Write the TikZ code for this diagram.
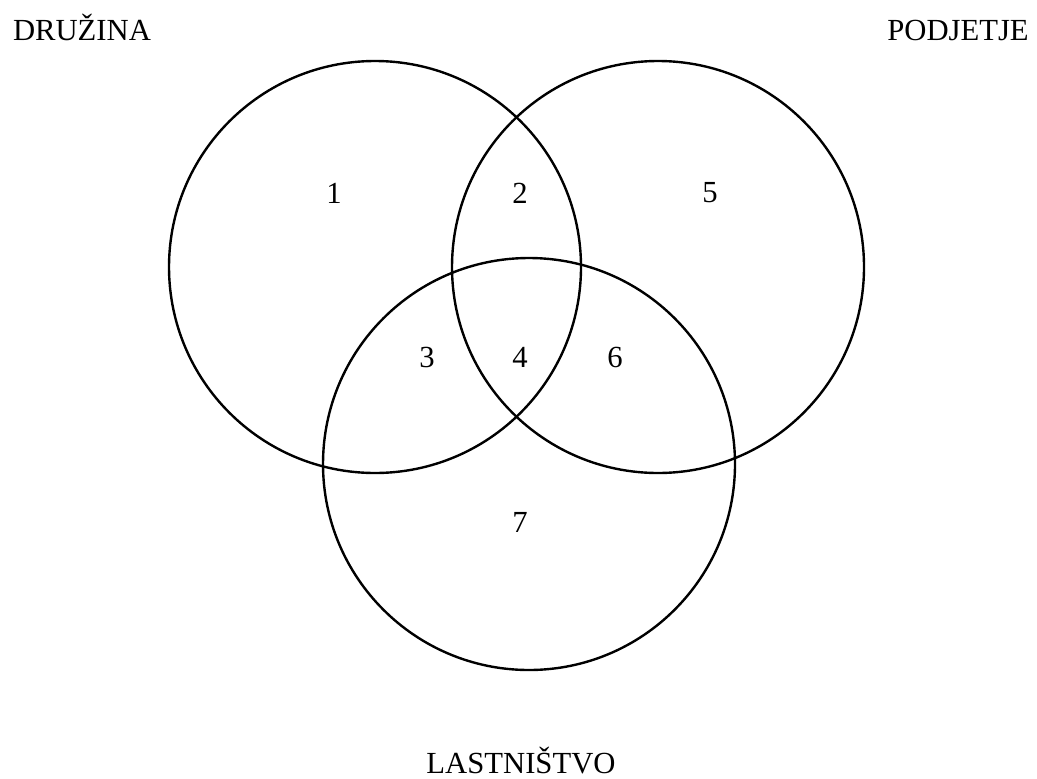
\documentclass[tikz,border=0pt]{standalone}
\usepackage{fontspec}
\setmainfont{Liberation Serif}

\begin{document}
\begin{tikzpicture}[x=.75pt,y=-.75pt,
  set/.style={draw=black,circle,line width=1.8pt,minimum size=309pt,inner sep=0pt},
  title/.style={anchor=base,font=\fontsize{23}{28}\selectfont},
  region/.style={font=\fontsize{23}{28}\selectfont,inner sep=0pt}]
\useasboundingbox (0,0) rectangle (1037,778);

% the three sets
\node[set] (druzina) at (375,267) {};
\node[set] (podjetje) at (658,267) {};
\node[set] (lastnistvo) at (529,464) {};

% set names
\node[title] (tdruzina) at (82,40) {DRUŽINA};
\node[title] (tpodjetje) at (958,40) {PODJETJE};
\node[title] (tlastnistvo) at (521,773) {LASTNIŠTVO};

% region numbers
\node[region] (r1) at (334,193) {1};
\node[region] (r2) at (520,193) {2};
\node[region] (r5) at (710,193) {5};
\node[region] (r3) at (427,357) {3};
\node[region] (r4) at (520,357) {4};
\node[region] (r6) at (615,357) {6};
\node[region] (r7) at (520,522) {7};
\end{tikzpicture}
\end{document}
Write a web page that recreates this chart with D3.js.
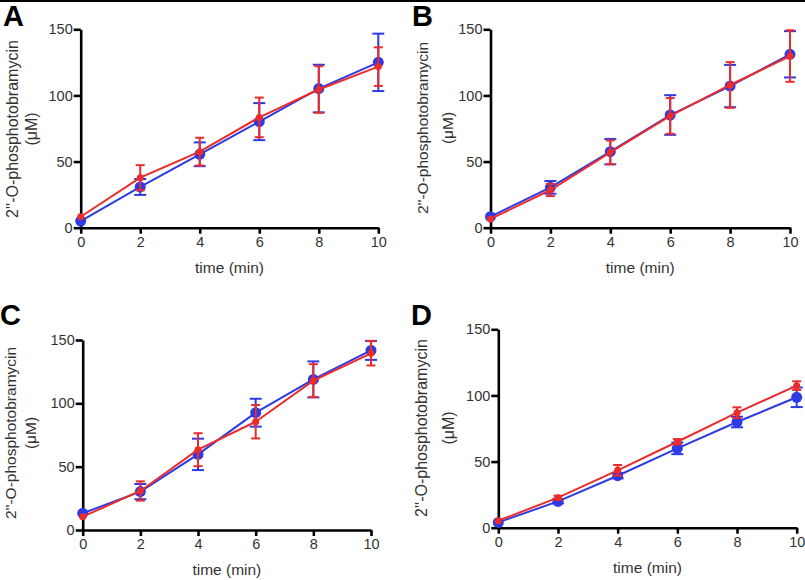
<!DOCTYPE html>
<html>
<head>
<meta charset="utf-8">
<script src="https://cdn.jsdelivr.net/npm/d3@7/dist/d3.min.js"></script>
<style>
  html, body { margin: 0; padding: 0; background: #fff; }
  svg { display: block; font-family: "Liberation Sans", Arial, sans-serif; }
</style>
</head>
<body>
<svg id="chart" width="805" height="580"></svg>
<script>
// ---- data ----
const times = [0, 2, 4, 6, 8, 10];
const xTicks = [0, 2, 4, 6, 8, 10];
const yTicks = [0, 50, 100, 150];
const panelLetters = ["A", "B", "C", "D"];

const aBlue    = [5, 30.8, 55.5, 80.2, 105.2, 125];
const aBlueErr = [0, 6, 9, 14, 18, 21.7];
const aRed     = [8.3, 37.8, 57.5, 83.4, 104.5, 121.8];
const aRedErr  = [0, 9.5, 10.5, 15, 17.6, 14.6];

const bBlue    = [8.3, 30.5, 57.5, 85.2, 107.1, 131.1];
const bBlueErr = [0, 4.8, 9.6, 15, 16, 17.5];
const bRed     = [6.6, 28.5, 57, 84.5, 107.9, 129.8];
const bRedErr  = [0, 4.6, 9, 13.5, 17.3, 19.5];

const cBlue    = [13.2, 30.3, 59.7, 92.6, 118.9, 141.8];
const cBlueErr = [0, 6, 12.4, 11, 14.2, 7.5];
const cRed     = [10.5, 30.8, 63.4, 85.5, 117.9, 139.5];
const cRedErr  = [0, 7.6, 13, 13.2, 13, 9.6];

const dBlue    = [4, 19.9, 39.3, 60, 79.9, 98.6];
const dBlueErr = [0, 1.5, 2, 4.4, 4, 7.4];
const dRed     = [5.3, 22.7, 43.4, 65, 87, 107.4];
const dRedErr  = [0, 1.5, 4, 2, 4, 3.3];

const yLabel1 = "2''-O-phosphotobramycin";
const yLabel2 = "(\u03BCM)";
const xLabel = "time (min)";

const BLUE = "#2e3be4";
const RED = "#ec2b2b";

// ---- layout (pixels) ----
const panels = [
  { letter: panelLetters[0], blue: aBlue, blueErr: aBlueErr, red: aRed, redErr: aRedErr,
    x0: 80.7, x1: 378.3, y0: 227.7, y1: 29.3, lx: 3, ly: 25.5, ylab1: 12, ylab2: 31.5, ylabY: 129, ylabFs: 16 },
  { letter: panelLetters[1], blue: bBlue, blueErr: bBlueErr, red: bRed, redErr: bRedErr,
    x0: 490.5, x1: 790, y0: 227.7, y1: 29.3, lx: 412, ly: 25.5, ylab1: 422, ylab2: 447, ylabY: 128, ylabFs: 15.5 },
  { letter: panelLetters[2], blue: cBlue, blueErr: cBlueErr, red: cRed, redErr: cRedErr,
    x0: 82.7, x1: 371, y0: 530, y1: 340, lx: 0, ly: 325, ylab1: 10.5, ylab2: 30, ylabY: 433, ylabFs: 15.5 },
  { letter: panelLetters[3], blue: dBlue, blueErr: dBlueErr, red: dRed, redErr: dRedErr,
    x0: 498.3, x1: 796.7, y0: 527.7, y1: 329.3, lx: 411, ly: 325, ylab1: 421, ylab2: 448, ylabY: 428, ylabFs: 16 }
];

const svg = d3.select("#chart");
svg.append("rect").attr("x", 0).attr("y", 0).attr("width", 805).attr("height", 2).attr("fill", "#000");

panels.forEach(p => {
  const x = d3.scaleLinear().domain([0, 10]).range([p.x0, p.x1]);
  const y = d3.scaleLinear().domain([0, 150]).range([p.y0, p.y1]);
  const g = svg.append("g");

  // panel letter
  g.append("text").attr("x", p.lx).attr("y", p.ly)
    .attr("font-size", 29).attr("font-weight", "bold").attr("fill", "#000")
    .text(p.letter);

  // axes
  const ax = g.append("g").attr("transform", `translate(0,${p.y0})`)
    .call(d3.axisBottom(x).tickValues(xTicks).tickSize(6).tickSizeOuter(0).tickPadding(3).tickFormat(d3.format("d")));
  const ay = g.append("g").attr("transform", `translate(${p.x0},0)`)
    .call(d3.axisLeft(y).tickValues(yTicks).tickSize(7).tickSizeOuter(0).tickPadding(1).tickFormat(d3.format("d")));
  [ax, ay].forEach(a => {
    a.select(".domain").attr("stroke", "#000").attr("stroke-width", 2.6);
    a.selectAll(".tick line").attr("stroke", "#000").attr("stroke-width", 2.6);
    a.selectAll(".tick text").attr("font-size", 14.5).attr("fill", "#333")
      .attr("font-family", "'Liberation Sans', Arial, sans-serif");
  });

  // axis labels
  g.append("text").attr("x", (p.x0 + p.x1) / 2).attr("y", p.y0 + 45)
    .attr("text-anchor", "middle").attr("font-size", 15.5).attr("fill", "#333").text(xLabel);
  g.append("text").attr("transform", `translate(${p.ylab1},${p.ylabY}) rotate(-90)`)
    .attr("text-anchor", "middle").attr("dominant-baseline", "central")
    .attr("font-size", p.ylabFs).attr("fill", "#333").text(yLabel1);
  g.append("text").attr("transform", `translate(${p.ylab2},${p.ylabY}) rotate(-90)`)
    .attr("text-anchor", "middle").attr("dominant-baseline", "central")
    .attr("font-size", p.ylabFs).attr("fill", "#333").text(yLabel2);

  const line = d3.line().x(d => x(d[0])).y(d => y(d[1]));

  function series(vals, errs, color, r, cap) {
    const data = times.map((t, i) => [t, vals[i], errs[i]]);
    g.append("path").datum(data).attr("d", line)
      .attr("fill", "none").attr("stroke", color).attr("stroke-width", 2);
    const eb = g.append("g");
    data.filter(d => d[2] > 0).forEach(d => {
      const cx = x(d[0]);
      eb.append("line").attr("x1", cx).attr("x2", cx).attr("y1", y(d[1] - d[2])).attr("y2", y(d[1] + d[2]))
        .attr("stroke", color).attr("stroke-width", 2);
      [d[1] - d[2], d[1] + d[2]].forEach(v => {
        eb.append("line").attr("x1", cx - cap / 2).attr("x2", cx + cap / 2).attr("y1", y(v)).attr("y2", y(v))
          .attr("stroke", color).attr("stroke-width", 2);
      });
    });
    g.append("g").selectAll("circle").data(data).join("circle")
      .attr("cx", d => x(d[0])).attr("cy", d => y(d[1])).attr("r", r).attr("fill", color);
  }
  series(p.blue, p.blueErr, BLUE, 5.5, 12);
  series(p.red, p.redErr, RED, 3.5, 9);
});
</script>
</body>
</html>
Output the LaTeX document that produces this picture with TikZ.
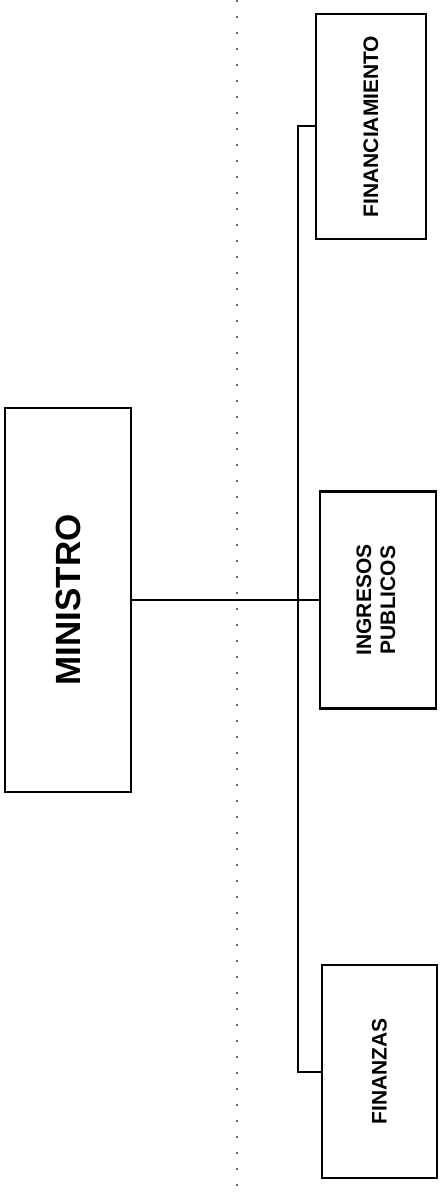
-------------------------
• WRITTEN REQUEST
Identify the lines of the entries containing the string "with". Copy each such line.

• TASK SOLUTION
Write a web page that recreates this chart with D3.js.
Output the LaTeX document that produces this picture with TikZ.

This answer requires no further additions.